On Tuesday 30th April, Starbucks announced quarterly earnings and revenue below expectations, driven by an unexpected drop in same-store sales.
Additionally, the coffee chain reduced its projections for fiscal 2024 earnings and revenue, anticipating continued underperformance of its cafes for several quarters.
The company’s shares plummeted by 12% during extended trading hours.
“In a greatly challenging environment, this quarter’s outcomes do not showcase the strength of our brand, our capabilities, or the opportunities that lie ahead,” stated CEO Laxman Narasimhan in a release. “While it fell short of our expectations, we recognize the specific challenges and opportunities directly ahead of us”, he added.
Not only that, the company experienced a 4% decline in same-store sales, with cafe traffic dropping by 6% during the quarter. Wall Street had anticipated a 1% growth in same-store sales, as per StreetAccount estimates.
Starbucks reported shrinking same-store sales and declining traffic across all regions.
Additionally, in the U.S., same-store sales declined by 3%, accompanied by a 7% drop in traffic. This marks the second consecutive quarter of struggle for the company’s home market. In the previous quarter, executives attributed sluggish sales to boycotts aimed at the company due to “misperceptions” of its stance on Israel.
Starbucks‘ international segment witnessed a 6% decrease in same-store sales, with declines in average ticket size and transactions. In China, Starbucks’ second-largest market, same-store sales plummeted by 11%, driven by an 8% drop in average ticket size.

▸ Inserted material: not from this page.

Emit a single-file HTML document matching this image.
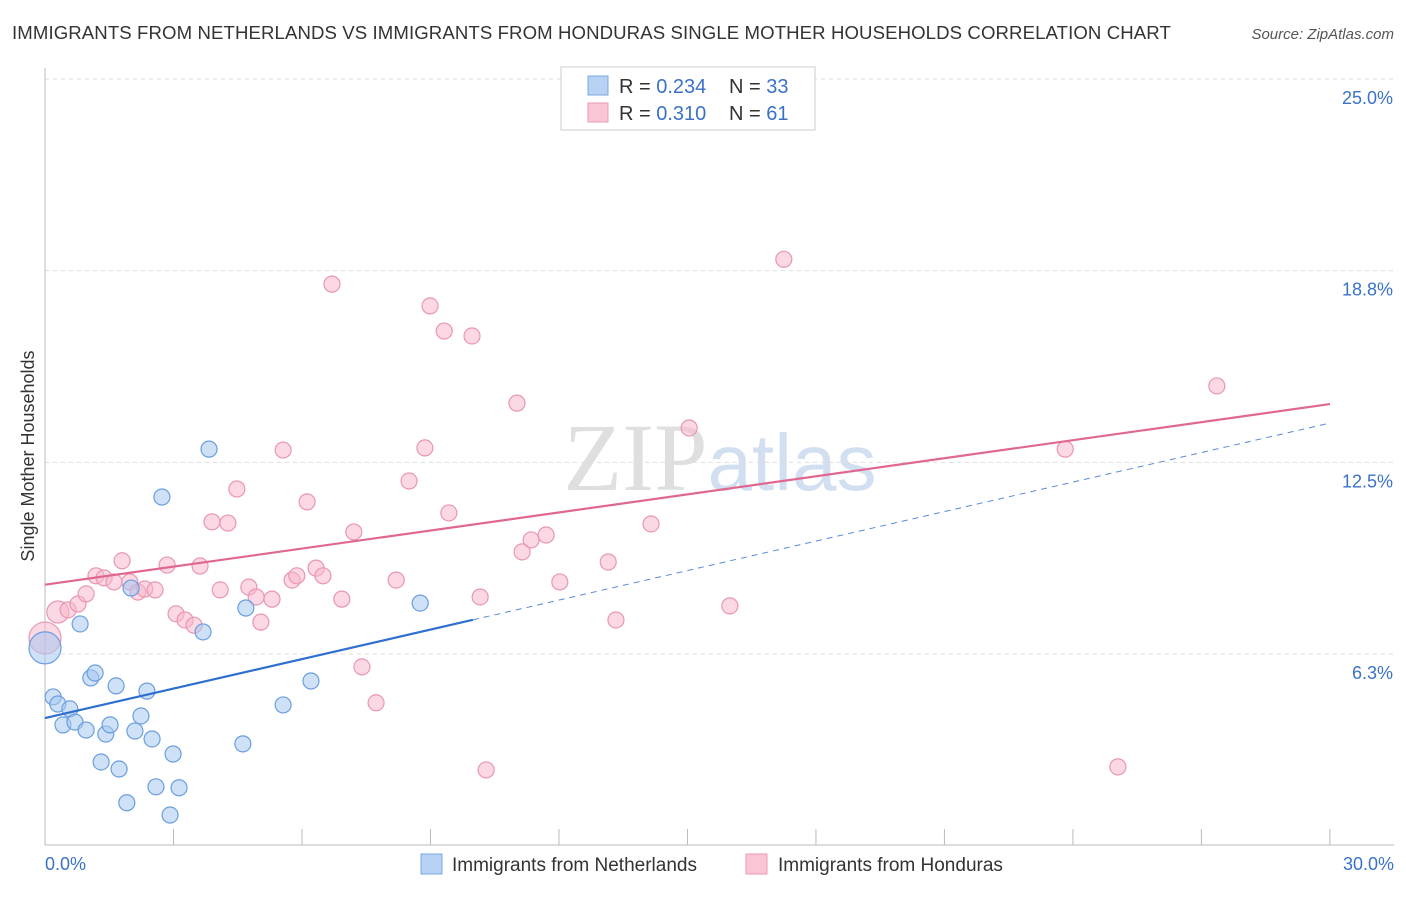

“In this environment, many customers have become more discerning about where and how they allocate their spending,” Narasimhan said in a statement.
Furthermore, the coffee giant reported fiscal second-quarter net income attributable to the company of $772.4 million, or 68 cents per share, a decrease from $908.3 million, or 79 cents per share, compared to the same period a year earlier.
Net sales experienced a decline of nearly 2%, totalling $8.56 billion.
For fiscal 2024, Starbucks has adjusted its expectations, anticipating revenue growth in the low single digits, a decrease from 7% to 10% from the previous forecast.
Additionally, the company revised its projections for global and U.S. same-store sales growth to a range of low single digits to flat, compared to the earlier forecast of 4% to 6%. In China, same-store sales are now anticipated to decline by single digits, a shift from the prior outlook of a single-digit increase.
Starbucks has adjusted its earnings per share growth forecast to flat to low single digits for fiscal 2024. This is a notable shift from the previous forecast, which anticipated earnings climbing by 15% to 20% in the same period.
The company anticipates that sales will begin to show improvement in the fiscal fourth quarter.
In conclusion, Starbucks faces significant hurdles in the current market landscape, as evidenced by its recent performance and revised forecasts. As the company implements necessary changes and adapts to the challenges ahead, investors and stakeholders can monitor its progress and look forward to potential growth opportunities.